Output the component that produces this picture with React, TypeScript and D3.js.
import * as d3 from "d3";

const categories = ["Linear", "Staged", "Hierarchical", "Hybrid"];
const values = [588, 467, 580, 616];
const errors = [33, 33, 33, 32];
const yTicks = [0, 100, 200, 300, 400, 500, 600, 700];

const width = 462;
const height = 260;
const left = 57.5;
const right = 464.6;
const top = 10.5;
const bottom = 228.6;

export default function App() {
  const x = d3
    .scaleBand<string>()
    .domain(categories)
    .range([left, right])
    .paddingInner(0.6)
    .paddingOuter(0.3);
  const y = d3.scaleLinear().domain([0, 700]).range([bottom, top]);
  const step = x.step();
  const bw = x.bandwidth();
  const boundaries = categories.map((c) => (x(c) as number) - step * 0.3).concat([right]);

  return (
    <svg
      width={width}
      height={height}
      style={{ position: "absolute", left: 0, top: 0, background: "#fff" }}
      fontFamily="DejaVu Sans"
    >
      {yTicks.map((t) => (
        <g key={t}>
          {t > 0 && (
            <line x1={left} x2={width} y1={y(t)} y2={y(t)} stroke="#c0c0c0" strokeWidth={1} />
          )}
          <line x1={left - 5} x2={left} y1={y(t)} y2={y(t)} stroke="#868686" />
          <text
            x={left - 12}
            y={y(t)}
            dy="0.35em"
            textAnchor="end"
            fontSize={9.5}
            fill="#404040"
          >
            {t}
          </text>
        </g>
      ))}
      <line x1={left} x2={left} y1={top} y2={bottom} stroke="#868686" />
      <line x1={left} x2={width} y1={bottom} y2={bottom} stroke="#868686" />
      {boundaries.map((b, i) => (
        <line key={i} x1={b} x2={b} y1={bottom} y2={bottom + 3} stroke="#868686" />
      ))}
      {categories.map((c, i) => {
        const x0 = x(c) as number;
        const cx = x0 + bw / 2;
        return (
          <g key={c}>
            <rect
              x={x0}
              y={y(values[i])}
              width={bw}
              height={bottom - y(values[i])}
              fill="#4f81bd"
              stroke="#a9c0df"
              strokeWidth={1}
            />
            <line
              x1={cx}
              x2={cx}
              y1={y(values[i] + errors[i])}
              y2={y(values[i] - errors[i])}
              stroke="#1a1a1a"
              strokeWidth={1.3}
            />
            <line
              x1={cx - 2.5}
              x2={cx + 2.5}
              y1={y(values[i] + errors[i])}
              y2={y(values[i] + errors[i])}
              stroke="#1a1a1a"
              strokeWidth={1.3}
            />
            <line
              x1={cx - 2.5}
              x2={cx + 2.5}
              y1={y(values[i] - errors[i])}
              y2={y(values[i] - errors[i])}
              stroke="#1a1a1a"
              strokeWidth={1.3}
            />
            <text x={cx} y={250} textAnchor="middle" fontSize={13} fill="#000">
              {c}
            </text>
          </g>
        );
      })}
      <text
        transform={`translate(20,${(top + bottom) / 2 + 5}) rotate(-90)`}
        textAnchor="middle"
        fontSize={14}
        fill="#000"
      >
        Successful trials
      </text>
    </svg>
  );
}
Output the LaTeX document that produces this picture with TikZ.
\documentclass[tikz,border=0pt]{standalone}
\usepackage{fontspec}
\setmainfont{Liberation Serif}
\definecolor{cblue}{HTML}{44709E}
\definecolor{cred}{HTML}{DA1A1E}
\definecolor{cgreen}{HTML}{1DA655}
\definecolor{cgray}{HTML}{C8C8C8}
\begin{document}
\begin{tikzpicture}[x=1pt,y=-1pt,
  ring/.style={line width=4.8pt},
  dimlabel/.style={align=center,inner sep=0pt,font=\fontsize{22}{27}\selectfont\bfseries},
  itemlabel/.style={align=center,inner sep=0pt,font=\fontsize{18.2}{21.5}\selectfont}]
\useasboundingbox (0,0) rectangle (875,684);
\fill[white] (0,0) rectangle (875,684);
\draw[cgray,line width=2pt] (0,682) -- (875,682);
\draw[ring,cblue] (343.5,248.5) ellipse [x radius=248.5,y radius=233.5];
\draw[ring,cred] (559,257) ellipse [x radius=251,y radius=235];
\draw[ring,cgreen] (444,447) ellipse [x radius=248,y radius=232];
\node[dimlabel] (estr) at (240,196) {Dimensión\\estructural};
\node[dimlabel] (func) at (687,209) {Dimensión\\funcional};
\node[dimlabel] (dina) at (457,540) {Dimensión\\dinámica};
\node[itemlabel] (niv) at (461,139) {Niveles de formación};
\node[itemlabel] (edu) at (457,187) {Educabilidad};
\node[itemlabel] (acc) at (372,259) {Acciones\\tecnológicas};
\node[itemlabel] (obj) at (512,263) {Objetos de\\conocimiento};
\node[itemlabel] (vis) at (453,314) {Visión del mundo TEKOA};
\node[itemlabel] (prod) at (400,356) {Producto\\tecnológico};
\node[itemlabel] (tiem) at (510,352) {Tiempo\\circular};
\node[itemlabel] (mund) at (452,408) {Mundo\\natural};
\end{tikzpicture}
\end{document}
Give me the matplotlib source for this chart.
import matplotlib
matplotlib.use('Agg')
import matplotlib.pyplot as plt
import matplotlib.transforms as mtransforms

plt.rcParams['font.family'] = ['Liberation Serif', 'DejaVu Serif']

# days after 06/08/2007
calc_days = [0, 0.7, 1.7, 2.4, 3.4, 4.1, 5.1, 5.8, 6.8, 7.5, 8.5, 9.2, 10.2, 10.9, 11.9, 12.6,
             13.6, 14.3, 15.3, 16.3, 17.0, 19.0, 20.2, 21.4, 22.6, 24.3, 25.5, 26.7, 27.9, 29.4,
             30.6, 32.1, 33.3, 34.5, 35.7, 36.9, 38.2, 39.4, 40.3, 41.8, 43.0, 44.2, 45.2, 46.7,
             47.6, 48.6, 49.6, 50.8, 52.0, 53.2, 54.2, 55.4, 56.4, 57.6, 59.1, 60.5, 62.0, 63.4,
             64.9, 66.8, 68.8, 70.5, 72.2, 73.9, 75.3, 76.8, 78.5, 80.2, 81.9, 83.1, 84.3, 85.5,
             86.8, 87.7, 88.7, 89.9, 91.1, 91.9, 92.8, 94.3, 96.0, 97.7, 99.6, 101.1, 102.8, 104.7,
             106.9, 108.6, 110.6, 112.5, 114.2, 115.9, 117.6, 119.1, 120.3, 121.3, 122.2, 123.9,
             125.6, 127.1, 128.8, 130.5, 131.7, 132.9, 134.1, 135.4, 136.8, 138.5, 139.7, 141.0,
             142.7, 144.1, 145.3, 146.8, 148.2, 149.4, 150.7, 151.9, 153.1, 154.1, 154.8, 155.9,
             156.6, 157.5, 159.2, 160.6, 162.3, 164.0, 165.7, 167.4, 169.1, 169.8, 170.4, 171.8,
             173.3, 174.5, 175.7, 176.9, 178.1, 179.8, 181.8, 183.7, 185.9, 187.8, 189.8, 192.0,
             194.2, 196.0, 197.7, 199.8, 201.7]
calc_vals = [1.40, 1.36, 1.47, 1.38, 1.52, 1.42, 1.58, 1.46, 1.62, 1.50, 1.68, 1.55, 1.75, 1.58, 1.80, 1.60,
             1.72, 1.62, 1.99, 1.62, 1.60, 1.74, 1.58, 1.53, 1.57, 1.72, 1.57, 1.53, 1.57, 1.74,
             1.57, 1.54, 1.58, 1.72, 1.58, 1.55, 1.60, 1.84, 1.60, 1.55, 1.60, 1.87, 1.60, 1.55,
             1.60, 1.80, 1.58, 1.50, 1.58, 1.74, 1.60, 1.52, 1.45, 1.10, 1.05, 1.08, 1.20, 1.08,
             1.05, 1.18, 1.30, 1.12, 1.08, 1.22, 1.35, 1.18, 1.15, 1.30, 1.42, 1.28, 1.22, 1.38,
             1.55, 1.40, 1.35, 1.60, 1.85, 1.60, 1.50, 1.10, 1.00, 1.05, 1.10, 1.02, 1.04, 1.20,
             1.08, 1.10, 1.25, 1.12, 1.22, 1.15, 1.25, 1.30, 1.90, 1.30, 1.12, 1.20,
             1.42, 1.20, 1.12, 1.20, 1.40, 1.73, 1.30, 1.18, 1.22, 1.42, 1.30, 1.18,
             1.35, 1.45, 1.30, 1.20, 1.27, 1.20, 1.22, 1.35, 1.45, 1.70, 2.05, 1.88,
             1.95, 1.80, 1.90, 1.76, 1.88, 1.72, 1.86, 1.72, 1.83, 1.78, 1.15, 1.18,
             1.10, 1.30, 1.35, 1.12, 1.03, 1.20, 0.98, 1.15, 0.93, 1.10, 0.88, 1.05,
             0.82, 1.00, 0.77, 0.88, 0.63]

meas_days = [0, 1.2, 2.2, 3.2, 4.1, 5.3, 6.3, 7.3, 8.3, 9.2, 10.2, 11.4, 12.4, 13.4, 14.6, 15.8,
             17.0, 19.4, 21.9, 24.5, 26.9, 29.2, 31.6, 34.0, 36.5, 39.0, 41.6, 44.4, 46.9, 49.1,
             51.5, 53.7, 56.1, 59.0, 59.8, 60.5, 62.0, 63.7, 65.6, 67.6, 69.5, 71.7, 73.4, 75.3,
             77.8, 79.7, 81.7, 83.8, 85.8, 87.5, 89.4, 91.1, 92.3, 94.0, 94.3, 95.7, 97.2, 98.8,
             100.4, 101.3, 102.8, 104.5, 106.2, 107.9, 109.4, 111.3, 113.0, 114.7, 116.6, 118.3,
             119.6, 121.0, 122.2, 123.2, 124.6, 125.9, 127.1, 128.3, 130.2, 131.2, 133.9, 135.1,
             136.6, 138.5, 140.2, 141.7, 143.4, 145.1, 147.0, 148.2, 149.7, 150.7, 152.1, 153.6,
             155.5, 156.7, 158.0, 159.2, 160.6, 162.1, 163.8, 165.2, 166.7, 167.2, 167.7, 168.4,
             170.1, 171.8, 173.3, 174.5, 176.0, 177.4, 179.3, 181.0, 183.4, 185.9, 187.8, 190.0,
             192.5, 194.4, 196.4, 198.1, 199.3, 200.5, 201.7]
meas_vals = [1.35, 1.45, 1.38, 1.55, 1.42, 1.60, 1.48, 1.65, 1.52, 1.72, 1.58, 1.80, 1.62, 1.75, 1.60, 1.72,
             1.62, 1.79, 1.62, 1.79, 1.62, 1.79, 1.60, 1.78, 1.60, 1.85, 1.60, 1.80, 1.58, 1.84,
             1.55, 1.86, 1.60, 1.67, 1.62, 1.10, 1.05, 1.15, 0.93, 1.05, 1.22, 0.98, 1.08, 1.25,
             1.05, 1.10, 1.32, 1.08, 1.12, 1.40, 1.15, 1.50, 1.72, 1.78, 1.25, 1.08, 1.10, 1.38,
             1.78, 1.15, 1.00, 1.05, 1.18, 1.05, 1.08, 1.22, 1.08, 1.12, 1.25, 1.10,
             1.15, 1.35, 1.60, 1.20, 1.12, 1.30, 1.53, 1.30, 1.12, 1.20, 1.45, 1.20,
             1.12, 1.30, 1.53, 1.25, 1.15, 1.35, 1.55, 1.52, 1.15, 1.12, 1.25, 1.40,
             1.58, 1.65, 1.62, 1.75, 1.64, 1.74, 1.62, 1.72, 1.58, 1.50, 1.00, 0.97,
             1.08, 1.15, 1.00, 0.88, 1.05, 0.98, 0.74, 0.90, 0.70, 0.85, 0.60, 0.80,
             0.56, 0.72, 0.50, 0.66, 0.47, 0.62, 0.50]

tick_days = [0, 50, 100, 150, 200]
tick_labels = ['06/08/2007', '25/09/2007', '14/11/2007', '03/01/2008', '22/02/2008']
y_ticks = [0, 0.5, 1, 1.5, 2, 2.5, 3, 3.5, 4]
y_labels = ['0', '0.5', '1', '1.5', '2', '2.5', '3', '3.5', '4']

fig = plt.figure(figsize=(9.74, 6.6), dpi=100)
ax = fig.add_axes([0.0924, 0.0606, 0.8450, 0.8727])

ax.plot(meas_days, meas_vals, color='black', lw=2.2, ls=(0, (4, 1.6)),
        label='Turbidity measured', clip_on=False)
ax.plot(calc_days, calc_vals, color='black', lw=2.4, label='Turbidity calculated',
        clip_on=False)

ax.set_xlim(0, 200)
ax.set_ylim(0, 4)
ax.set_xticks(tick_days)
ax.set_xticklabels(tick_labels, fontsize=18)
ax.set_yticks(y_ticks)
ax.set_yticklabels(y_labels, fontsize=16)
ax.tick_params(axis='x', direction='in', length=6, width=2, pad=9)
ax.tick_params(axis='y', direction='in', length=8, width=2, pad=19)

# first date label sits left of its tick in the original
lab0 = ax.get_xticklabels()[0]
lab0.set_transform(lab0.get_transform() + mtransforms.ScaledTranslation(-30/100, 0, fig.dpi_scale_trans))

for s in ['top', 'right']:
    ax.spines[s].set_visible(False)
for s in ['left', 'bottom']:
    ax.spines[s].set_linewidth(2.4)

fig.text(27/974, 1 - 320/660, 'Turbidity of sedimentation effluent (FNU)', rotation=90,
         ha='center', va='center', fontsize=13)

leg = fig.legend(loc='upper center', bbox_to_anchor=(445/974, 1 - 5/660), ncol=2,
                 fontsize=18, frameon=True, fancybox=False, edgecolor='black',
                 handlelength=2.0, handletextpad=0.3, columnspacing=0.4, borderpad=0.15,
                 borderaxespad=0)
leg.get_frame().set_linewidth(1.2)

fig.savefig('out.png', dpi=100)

_Written instruction_. Beginning at the top of the data, extract each line through the line containing "const boundaries = categories.map((c)" and return those lines exactly, with nothing added.

_Reply_.
Output the component that produces this picture with React, TypeScript and D3.js.
import * as d3 from "d3";

const categories = ["Linear", "Staged", "Hierarchical", "Hybrid"];
const values = [588, 467, 580, 616];
const errors = [33, 33, 33, 32];
const yTicks = [0, 100, 200, 300, 400, 500, 600, 700];

const width = 462;
const height = 260;
const left = 57.5;
const right = 464.6;
const top = 10.5;
const bottom = 228.6;

export default function App() {
  const x = d3
    .scaleBand<string>()
    .domain(categories)
    .range([left, right])
    .paddingInner(0.6)
    .paddingOuter(0.3);
  const y = d3.scaleLinear().domain([0, 700]).range([bottom, top]);
  const step = x.step();
  const bw = x.bandwidth();
  const boundaries = categories.map((c) => (x(c) as number) - step * 0.3).concat([right]);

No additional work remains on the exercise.